**Raw data**
____________
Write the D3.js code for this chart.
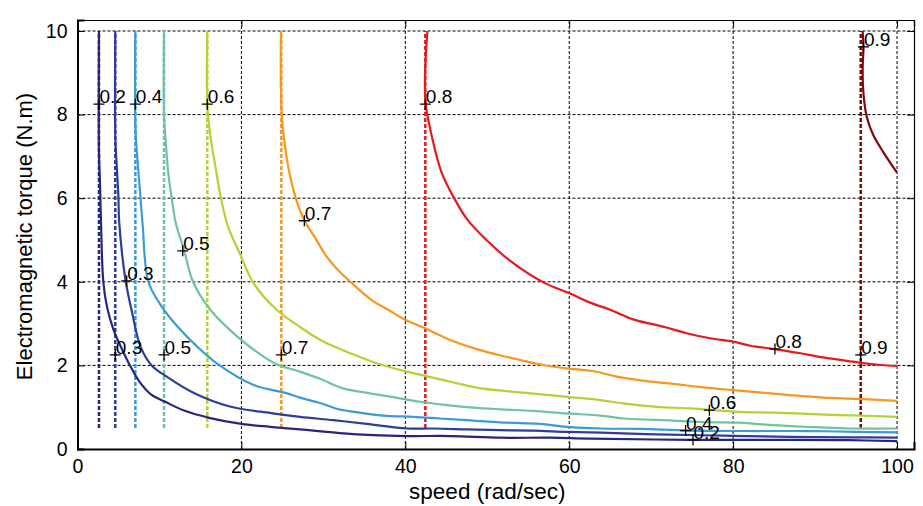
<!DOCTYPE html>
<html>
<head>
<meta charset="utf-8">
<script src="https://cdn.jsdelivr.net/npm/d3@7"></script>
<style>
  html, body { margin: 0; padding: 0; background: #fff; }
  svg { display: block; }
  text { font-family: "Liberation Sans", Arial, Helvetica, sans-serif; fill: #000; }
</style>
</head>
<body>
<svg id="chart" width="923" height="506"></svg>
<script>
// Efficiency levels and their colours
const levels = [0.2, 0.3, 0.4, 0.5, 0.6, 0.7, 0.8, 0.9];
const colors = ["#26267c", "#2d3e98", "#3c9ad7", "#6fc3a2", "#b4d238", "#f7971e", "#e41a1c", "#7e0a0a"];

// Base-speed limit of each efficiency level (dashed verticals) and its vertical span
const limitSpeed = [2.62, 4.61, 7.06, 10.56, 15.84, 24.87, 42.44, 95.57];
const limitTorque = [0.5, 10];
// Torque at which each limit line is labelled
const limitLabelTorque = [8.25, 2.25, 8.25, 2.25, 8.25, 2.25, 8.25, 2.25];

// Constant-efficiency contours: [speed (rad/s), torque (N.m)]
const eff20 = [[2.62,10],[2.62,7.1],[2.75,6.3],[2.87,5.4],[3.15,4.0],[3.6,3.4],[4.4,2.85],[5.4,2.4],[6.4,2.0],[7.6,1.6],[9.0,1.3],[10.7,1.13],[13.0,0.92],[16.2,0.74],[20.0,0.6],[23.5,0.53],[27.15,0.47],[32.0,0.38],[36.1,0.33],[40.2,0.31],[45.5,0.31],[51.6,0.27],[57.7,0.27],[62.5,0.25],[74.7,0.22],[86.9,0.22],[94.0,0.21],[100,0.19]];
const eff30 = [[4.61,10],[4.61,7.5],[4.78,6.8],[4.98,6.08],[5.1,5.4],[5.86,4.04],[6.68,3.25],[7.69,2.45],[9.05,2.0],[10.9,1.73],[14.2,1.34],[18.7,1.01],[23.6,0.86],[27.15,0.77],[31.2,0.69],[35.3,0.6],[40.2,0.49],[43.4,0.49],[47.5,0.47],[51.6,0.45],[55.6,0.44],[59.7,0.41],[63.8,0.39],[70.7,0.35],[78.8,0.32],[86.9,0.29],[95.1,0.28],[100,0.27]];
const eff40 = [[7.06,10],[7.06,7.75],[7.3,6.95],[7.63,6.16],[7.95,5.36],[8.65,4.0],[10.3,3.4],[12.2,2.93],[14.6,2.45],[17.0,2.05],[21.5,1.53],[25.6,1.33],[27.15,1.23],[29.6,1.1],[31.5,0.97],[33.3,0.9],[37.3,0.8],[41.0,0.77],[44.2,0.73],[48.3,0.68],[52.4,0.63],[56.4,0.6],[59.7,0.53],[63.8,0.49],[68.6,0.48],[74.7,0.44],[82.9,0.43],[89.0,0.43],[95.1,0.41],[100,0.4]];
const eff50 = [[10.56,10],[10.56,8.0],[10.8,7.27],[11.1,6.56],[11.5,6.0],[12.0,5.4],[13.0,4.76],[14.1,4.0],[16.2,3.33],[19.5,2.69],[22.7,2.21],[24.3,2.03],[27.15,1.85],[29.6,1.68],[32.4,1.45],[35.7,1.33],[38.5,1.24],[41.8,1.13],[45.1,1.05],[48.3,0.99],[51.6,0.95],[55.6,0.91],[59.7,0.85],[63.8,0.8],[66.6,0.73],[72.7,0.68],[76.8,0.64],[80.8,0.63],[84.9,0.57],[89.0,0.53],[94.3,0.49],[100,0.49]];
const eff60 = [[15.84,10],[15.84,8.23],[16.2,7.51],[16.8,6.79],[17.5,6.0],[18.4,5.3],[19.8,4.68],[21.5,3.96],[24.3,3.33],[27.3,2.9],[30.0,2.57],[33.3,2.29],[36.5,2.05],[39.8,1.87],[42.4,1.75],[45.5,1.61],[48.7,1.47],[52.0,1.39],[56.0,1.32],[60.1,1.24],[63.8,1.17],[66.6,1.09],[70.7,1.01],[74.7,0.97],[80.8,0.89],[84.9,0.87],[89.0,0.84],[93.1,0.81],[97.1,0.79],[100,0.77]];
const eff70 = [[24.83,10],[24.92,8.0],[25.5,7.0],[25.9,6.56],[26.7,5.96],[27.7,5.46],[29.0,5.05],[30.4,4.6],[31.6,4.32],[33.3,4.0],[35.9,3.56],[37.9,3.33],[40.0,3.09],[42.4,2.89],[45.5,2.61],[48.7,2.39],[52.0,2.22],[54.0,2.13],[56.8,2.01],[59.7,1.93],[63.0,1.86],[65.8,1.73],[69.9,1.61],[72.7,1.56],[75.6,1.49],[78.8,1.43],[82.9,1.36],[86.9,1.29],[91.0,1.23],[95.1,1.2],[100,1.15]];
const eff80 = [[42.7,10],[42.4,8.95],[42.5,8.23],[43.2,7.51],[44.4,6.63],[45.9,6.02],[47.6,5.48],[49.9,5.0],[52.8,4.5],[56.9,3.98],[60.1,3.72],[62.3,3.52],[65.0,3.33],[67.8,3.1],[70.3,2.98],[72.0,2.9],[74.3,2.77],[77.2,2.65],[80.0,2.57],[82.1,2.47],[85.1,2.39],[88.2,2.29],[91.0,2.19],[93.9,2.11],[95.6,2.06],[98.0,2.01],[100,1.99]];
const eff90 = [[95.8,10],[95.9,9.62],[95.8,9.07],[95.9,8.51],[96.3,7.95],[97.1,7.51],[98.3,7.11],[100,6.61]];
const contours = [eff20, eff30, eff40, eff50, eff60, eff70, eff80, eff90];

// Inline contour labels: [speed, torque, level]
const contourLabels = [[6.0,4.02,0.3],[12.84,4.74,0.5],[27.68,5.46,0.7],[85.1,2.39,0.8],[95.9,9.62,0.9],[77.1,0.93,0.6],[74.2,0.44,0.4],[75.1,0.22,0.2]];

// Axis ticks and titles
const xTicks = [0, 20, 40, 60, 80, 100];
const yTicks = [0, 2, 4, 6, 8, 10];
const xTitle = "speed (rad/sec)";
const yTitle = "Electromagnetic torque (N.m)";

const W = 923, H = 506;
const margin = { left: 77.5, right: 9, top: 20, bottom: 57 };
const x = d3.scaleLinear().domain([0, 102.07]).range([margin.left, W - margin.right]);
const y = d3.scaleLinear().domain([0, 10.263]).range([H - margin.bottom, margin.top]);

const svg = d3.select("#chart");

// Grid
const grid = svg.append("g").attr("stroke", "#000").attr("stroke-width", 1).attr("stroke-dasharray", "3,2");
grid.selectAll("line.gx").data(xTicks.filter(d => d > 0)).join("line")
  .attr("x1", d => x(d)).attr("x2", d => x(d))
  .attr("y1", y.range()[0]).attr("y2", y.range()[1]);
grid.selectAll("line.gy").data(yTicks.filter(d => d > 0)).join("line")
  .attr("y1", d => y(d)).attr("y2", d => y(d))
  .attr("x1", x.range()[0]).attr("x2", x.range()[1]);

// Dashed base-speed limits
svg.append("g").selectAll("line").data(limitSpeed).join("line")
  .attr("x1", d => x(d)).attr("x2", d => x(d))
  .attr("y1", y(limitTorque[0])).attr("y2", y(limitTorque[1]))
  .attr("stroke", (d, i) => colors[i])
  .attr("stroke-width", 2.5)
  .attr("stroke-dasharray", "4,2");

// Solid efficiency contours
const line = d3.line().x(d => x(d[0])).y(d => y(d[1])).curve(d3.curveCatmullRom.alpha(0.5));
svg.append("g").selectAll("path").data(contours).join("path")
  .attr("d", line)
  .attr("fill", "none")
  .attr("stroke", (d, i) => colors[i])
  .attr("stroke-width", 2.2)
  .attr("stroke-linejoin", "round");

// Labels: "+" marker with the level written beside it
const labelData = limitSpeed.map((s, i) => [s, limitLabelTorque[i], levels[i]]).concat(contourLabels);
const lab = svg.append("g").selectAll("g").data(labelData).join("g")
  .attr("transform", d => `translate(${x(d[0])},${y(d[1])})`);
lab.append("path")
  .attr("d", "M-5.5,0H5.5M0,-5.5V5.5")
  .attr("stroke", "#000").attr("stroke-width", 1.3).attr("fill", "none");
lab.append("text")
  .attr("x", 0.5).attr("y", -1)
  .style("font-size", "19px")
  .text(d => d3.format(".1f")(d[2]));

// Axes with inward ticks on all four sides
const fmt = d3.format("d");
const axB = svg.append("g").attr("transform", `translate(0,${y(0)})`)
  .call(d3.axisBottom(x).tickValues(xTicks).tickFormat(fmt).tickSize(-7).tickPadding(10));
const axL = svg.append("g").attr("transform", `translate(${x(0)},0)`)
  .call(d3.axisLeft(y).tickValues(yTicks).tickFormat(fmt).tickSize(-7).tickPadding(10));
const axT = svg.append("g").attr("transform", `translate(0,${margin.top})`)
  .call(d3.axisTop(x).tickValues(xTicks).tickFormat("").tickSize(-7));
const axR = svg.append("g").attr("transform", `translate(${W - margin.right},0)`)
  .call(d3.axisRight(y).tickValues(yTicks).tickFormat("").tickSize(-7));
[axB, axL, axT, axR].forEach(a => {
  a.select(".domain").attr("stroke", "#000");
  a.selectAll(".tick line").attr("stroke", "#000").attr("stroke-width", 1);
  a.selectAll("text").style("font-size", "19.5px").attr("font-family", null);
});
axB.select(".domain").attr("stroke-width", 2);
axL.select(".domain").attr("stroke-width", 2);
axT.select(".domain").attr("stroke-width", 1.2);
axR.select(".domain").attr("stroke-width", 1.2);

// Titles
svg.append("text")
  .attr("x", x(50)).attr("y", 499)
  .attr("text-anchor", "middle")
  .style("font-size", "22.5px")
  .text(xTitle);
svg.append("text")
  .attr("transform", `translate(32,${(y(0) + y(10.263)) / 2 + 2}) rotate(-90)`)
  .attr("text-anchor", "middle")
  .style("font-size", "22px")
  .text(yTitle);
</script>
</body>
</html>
____________
Restate exactly, please, only the lines between the start of the data and the line containing "2.25, 8.25, 2.25];", both ends included, skipping the pictures.

Write the D3.js code for this chart.
<!DOCTYPE html>
<html>
<head>
<meta charset="utf-8">
<script src="https://cdn.jsdelivr.net/npm/d3@7"></script>
<style>
  html, body { margin: 0; padding: 0; background: #fff; }
  svg { display: block; }
  text { font-family: "Liberation Sans", Arial, Helvetica, sans-serif; fill: #000; }
</style>
</head>
<body>
<svg id="chart" width="923" height="506"></svg>
<script>
// Efficiency levels and their colours
const levels = [0.2, 0.3, 0.4, 0.5, 0.6, 0.7, 0.8, 0.9];
const colors = ["#26267c", "#2d3e98", "#3c9ad7", "#6fc3a2", "#b4d238", "#f7971e", "#e41a1c", "#7e0a0a"];

// Base-speed limit of each efficiency level (dashed verticals) and its vertical span
const limitSpeed = [2.62, 4.61, 7.06, 10.56, 15.84, 24.87, 42.44, 95.57];
const limitTorque = [0.5, 10];
// Torque at which each limit line is labelled
const limitLabelTorque = [8.25, 2.25, 8.25, 2.25, 8.25, 2.25, 8.25, 2.25];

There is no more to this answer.